### [DATASET SECTION]
★ ★ ★ ★ ★ ★ ★

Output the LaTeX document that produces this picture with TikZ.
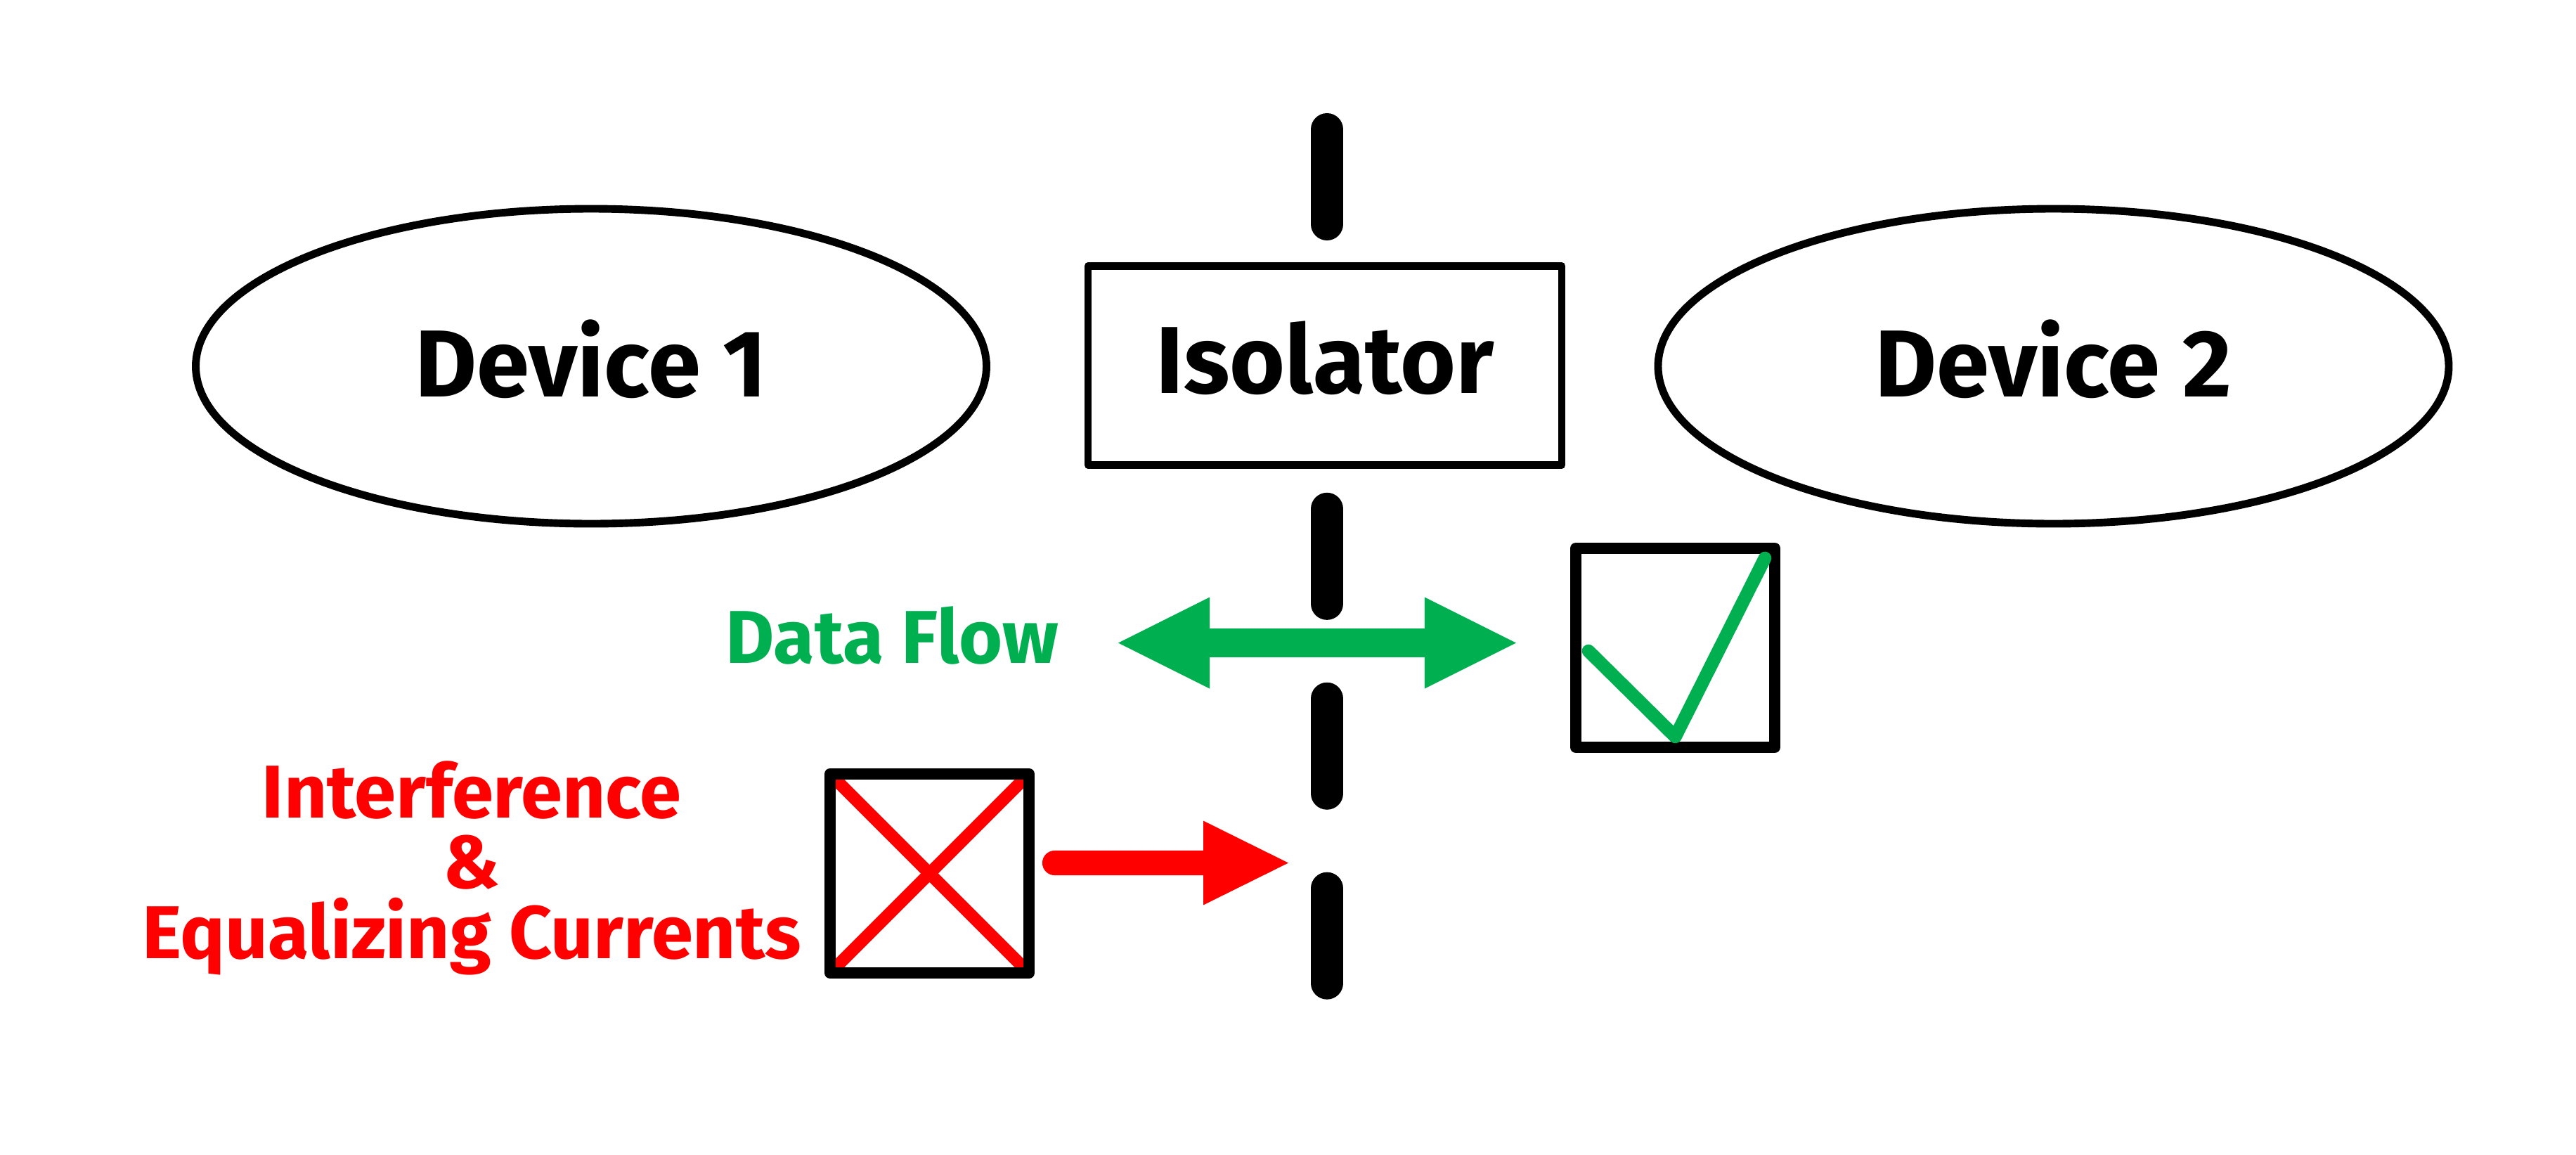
\documentclass[tikz,border=0pt]{standalone}
\usepackage{fontspec}
\setmainfont{Fira Sans}
\usepackage{xcolor}
\usetikzlibrary{arrows.meta,shapes.geometric,positioning}
\definecolor{flowgreen}{HTML}{00B050}
\definecolor{noisered}{HTML}{FF0000}

\begin{document}
\begin{tikzpicture}[
  device/.style={draw, ellipse, line width=3.1pt, minimum width=11.25cm, minimum height=4.48cm, inner sep=0pt, text depth=6.5pt, font=\fontsize{38.5}{44}\selectfont\bfseries},
  iso/.style={draw, rectangle, fill=white, line width=3.1pt, line join=round, minimum width=6.74cm, minimum height=2.83cm, inner sep=0pt, text depth=6.5pt, font=\fontsize{38.5}{44}\selectfont\bfseries},
  statusbox/.style={draw, rectangle, line width=4.55pt, line join=round, minimum size=2.83cm, inner sep=0pt},
  barrier/.style={line width=13.1pt, line cap=round, dash pattern=on 38.4pt off 38.4pt},
  flowarrow/.style={flowgreen, line width=11.7pt, {Triangle[length=37pt,width=37pt,line width=0pt]}-{Triangle[length=37pt,width=37pt,line width=0pt]}},
  noisearrow/.style={noisered, line width=10pt, line cap=round, -{Triangle[length=34.4pt,width=34.1pt,line width=0pt]}},
  lbl/.style={font=\fontsize{30.3}{28.45}\selectfont\bfseries, inner sep=0pt, align=center}
]
\useasboundingbox (0,0) rectangle (36.65,-16.42);

% isolation barrier, broken by the isolator
\coordinate (bartop) at (18.88,-1.84);
\coordinate (barbot) at (18.88,-13.99);
\draw[barrier] (bartop) -- (barbot);

\node[device] (dev1) at (8.41,-5.21) {Device 1};
\node[device] (dev2) at (29.215,-5.21) {Device 2};
\node[iso] (iso) at (18.85,-5.20) {Isolator};

% data passes
\coordinate (flowL) at (15.91,-9.145);
\coordinate (flowR) at (21.57,-9.145);
\draw[flowarrow] (flowL) -- (flowR);
\node[lbl, text=flowgreen, anchor=base] (flowlbl) at (12.695,-9.43) {Data Flow};

\node[statusbox] (okbox) at (23.835,-9.215) {};
\draw[flowgreen, line width=5.3pt, line cap=round, line join=round]
  ([shift={(-1.235,-0.045)}]okbox.center) -- ([shift={(0,-1.265)}]okbox.center)
  -- ([shift={(1.275,1.275)}]okbox.center);

% interference is blocked
\node[statusbox, path picture={
    \draw[noisered, line width=5pt]
      (path picture bounding box.north west) -- (path picture bounding box.south east)
      (path picture bounding box.south west) -- (path picture bounding box.north east);
  }] (failbox) at (13.225,-12.425) {};
\coordinate (hit) at (18.33,-12.275);
\draw[noisearrow] ([xshift=0.285cm,yshift=0.15cm]failbox.east) -- (hit);
\node[lbl, text=noisered] (noiselbl) at (6.71,-12.345) {Interference\\\&\\Equalizing Currents};
\end{tikzpicture}
\end{document}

★ ★ ★ ★ ★ ★ ★

### [WRITTEN PROBLEM]
Copy out all of the material exactly as written, without its pictures.

### [FULL SOLUTION]
Output the LaTeX document that produces this picture with TikZ.
\documentclass[tikz,border=0pt]{standalone}
\usepackage{fontspec}
\setmainfont{Fira Sans}
\usepackage{xcolor}
\usetikzlibrary{arrows.meta,shapes.geometric,positioning}
\definecolor{flowgreen}{HTML}{00B050}
\definecolor{noisered}{HTML}{FF0000}

\begin{document}
\begin{tikzpicture}[
  device/.style={draw, ellipse, line width=3.1pt, minimum width=11.25cm, minimum height=4.48cm, inner sep=0pt, text depth=6.5pt, font=\fontsize{38.5}{44}\selectfont\bfseries},
  iso/.style={draw, rectangle, fill=white, line width=3.1pt, line join=round, minimum width=6.74cm, minimum height=2.83cm, inner sep=0pt, text depth=6.5pt, font=\fontsize{38.5}{44}\selectfont\bfseries},
  statusbox/.style={draw, rectangle, line width=4.55pt, line join=round, minimum size=2.83cm, inner sep=0pt},
  barrier/.style={line width=13.1pt, line cap=round, dash pattern=on 38.4pt off 38.4pt},
  flowarrow/.style={flowgreen, line width=11.7pt, {Triangle[length=37pt,width=37pt,line width=0pt]}-{Triangle[length=37pt,width=37pt,line width=0pt]}},
  noisearrow/.style={noisered, line width=10pt, line cap=round, -{Triangle[length=34.4pt,width=34.1pt,line width=0pt]}},
  lbl/.style={font=\fontsize{30.3}{28.45}\selectfont\bfseries, inner sep=0pt, align=center}
]
\useasboundingbox (0,0) rectangle (36.65,-16.42);

% isolation barrier, broken by the isolator
\coordinate (bartop) at (18.88,-1.84);
\coordinate (barbot) at (18.88,-13.99);
\draw[barrier] (bartop) -- (barbot);

\node[device] (dev1) at (8.41,-5.21) {Device 1};
\node[device] (dev2) at (29.215,-5.21) {Device 2};
\node[iso] (iso) at (18.85,-5.20) {Isolator};

% data passes
\coordinate (flowL) at (15.91,-9.145);
\coordinate (flowR) at (21.57,-9.145);
\draw[flowarrow] (flowL) -- (flowR);
\node[lbl, text=flowgreen, anchor=base] (flowlbl) at (12.695,-9.43) {Data Flow};

\node[statusbox] (okbox) at (23.835,-9.215) {};
\draw[flowgreen, line width=5.3pt, line cap=round, line join=round]
  ([shift={(-1.235,-0.045)}]okbox.center) -- ([shift={(0,-1.265)}]okbox.center)
  -- ([shift={(1.275,1.275)}]okbox.center);

% interference is blocked
\node[statusbox, path picture={
    \draw[noisered, line width=5pt]
      (path picture bounding box.north west) -- (path picture bounding box.south east)
      (path picture bounding box.south west) -- (path picture bounding box.north east);
  }] (failbox) at (13.225,-12.425) {};
\coordinate (hit) at (18.33,-12.275);
\draw[noisearrow] ([xshift=0.285cm,yshift=0.15cm]failbox.east) -- (hit);
\node[lbl, text=noisered] (noiselbl) at (6.71,-12.345) {Interference\\\&\\Equalizing Currents};
\end{tikzpicture}
\end{document}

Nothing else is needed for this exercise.